Modern containerized applications often span multiple Kubernetes clusters to distribute workloads geographically or to achieve high availability. Load balancing plays a crucial role in ensuring optimal resource allocation and maximizing application performance across these distributed clusters. This case study aims to evaluate and compare different approaches for multi-cluster load balancing in Kubernetes, highlighting their respective pros and cons.
The study examines three prominent load balancing approaches: DNS-based load balancing, Ingress controllers, and Service Mesh. Each approach is assessed based on key criteria such as scalability, flexibility, ease of configuration, performance, and integration with existing Kubernetes infrastructure.
Geographic Distribution: GSLB is well-suited for applications with a geographically distributed architecture. It enables traffic to be directed to the nearest cluster or region based on the client's geographic location. This approach ensures low latency and optimal performance by minimizing the distance that data needs to travel.
External Client Traffic: GSLB primarily focuses on load balancing traffic from external clients to the appropriate clusters or regions. It is effective for applications where most of the traffic originates from external sources, such as end-users accessing a web application.
Failover and Disaster Recovery: GSLB can play a crucial role in disaster recovery scenarios. In the event of a failure in one cluster or region, GSLB can redirect traffic to backup clusters or regions, ensuring high availability and minimal disruption to users.
Microservices Architecture: Service Mesh is well-suited for applications built on a microservices architecture. It allows for efficient load balancing between microservices across multiple clusters, providing granular control over traffic routing, load balancing, and service discovery.
East-West Traffic: Service Mesh excels at handling east-west traffic, which involves communication between services within the same cluster or across clusters. Load balancing can be applied at the service level, ensuring even distribution of traffic and optimizing performance within and across clusters.
Advanced Traffic Management: Service Mesh offers advanced traffic management capabilities such as traffic splitting, circuit breaking, retries, and fault tolerance. These features allow for fine-grained control over traffic patterns, enabling intelligent load balancing decisions based on service health, latency, or other metrics.
https://linkerd.io/2.13/features/multicluster/ https://istio.io/latest/docs/setup/install/multicluster/
Centralized Load Balancing: CNI-based load balancing typically involves a centralized load balancer or ingress controller deployed within each cluster. It is effective for load balancing traffic from external clients to the appropriate cluster and distributing traffic among services within that cluster.
North-South Traffic: CNI-based load balancing is well-suited for managing north-south traffic, which involves communication between external clients and the services within a cluster. Load balancing algorithms are applied at the cluster level to distribute traffic across the available nodes, ensuring efficient resource utilization and optimal performance for incoming requests.
Ingress Controllers and External Traffic Management: CNI-based load balancing often relies on ingress controllers to handle external traffic and manage routing rules. Ingress controllers provide features such as SSL termination, URL-based routing, and load balancing algorithms. They enable flexible management of traffic patterns and can handle complex traffic routing scenarios across multiple clusters.

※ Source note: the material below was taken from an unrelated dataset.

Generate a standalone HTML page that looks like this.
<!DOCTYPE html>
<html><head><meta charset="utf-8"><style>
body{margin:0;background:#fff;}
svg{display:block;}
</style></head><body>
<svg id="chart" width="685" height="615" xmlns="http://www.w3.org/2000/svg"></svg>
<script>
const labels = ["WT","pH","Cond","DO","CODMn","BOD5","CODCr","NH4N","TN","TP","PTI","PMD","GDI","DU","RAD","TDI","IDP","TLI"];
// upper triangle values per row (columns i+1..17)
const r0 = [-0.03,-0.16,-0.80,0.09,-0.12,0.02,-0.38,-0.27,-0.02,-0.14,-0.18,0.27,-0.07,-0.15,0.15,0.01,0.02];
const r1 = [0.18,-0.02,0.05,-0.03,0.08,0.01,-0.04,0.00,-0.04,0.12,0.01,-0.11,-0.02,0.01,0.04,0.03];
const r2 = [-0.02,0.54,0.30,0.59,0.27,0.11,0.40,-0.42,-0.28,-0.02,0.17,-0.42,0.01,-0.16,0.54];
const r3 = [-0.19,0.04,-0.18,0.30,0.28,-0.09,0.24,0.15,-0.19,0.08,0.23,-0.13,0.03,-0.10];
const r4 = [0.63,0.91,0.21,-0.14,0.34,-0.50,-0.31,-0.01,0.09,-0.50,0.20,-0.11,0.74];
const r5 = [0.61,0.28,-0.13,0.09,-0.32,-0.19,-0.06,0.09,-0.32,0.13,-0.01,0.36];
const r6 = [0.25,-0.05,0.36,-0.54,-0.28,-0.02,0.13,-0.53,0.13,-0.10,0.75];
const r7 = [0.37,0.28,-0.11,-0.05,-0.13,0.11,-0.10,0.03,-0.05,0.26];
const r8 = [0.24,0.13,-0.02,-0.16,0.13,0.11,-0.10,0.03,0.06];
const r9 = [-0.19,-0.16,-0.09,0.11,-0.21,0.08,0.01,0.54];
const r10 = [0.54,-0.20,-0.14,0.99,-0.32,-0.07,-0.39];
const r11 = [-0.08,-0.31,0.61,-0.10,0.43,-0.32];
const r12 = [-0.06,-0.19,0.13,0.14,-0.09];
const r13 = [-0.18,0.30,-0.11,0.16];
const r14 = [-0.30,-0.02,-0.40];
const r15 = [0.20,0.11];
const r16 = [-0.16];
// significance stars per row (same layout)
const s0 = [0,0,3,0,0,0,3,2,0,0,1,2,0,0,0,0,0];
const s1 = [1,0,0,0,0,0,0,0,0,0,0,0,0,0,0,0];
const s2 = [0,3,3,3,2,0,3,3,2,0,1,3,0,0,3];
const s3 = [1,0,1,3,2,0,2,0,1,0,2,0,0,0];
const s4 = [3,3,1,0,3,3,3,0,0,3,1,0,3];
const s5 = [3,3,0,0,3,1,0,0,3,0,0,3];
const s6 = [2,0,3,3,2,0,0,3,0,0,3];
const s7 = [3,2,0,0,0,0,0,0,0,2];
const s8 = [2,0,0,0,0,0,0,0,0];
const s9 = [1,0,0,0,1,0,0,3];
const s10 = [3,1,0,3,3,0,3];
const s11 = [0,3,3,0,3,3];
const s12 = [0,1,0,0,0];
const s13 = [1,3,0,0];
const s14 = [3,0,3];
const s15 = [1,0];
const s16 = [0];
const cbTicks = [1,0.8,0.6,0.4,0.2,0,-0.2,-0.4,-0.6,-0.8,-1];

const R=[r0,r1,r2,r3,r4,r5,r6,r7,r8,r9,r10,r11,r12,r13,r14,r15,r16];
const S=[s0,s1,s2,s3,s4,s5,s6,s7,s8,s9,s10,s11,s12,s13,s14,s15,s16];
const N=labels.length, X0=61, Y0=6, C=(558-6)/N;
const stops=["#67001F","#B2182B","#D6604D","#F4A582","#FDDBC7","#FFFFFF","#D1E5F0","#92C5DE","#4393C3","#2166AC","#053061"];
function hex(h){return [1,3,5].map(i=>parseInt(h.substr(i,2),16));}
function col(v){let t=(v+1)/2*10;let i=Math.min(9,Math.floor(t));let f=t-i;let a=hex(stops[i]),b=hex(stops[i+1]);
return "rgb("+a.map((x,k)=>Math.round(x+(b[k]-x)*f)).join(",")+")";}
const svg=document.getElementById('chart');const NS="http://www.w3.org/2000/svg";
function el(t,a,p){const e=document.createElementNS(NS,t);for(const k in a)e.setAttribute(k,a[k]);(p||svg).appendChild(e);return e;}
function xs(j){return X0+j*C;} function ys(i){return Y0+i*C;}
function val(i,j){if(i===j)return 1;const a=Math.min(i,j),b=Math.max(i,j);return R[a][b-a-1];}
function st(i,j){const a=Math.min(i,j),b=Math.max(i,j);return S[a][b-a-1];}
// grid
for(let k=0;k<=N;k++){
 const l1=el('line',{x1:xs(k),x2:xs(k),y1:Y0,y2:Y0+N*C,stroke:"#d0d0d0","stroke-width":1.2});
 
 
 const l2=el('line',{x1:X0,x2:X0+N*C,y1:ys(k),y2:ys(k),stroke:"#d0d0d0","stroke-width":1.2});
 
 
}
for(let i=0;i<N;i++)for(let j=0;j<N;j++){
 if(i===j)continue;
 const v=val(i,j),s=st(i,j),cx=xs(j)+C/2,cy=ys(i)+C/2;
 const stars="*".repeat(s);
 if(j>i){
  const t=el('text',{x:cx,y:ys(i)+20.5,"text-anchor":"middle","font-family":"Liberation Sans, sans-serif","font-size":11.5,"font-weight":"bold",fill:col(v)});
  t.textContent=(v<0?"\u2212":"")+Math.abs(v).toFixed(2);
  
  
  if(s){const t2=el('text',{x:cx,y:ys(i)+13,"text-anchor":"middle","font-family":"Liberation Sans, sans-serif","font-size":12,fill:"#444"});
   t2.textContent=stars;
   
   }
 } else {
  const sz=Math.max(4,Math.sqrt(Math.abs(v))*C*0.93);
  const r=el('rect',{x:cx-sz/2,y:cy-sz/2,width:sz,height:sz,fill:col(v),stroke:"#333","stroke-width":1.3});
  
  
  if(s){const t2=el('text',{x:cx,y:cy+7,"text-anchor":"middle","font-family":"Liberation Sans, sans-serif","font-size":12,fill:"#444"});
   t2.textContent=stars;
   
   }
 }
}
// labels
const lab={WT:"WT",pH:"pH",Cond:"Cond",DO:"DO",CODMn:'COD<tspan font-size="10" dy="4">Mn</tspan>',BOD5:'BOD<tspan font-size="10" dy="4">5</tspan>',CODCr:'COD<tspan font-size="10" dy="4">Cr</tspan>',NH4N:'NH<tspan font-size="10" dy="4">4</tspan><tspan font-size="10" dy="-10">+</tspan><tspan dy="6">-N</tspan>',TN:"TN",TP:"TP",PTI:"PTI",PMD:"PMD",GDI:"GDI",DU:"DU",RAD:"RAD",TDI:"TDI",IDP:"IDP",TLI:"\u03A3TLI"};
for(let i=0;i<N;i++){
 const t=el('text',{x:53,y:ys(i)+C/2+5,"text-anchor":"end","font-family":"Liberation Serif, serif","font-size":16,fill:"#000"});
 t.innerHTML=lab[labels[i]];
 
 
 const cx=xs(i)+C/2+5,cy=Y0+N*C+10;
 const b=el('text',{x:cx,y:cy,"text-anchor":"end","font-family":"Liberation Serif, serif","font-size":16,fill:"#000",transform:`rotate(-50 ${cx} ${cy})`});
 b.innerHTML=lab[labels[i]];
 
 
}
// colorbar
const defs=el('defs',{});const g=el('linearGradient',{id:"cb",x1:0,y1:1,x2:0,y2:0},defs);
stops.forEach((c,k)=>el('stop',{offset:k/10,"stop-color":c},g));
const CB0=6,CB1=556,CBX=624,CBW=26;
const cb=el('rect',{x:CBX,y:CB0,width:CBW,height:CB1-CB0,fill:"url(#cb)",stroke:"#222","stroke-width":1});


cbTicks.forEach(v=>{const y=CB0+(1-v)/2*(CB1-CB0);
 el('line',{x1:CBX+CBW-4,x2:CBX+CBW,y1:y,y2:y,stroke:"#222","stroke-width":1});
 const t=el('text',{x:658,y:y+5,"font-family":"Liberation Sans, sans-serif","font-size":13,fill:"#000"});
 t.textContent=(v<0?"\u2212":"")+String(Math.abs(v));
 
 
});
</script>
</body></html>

https://cilium.io/blog/2022/04/12/cilium-multi-cluster-networking/
In summary, GSLB is suitable for geographically distributed architectures and focuses on load balancing traffic from external clients. Service Mesh-based load balancing is well-suited for microservices architectures, handling east-west traffic, and offering advanced traffic management capabilities. CNI-based load balancing is effective for centralized load balancing and managing north-south traffic, relying on ingress controllers for external traffic management. The choice of load balancing approach depends on the specific architecture, traffic patterns, and requirements of the application.